I found out about this book a few weeks ago when Amanda was featured on one of my favorite shows, Dateline. Her story is nearly impossible to recount in a 45-minute television program, but even then, what she shared on the show sounded like a story I wanted to hear more about, and so I got the book from the library.
Amanda is a freelance Canadian journalist with a true passion for adventure and traveling. The first half of the book discusses her early life, how she began her journalism career, and how she traveled to so many exotic and frankly, dangerous places. Most people leisurely travel to places relaxing or interesting — Paris, London, Phuket, Cancun — but not Amanda. She wanted to travel to the most remote, obsolete places of the earth that most of the world has no desire to visit such as Pakistan, India, and Afghanistan. She willingly goes to these places on her own accord because as a freelance journalist, she had to go find stories on her own to later sell to publications. She felt as if there was so much more to places such as Afghanistan; more than the terrifying and upsetting news that is portrayed in the media today. There was actually stories of “good” to be told from a war-torn country and she wanted to find them and tell them to the world.
So, she decides to go into Somalia to find these stories that really, no one else in the world was reporting. She compared her journey to Somalia to Dan Rather’s “hurricane” story that essentially made him one of the most famous American journalists in modern times. Somalia was “her hurricane” and this was going to be her big break that she truly longed for her career.

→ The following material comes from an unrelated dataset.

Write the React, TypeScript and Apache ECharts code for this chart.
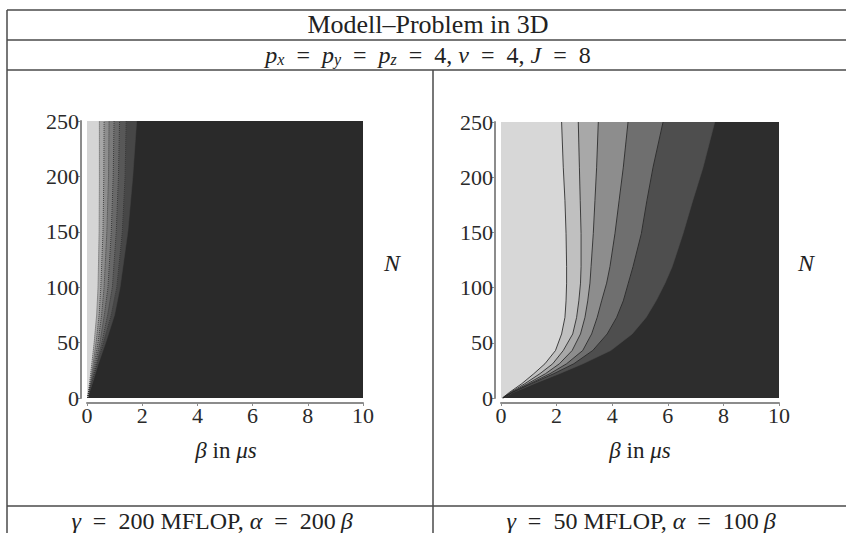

Then, within a few days of her arrival in Somalia, along with another freelance photojournalist from Australia, she was captured by a group of young men and was held captive for over a year. Her story is without a doubt remarkable. It is a story of human resilience, determination, and really portrays the sheer power of the human mind. It is a story that personally, I see the hand of God weaving throughout, but I can’t say that others (including Amanda) can say the same. Her story is so powerful that it is almost inspiring (is it strange to call a story of kidnapping ‘inspiring’?) and certainly moving.
While it is difficult to read and imagine her stories of being raped by her captors, it is part of her story that shows the brutality of her kidnapping. As crazy as it sounds, I was glad as a reader that she did not hide any part of her story from her readers.
Have you read “A House in the Sky”? What did you think of it?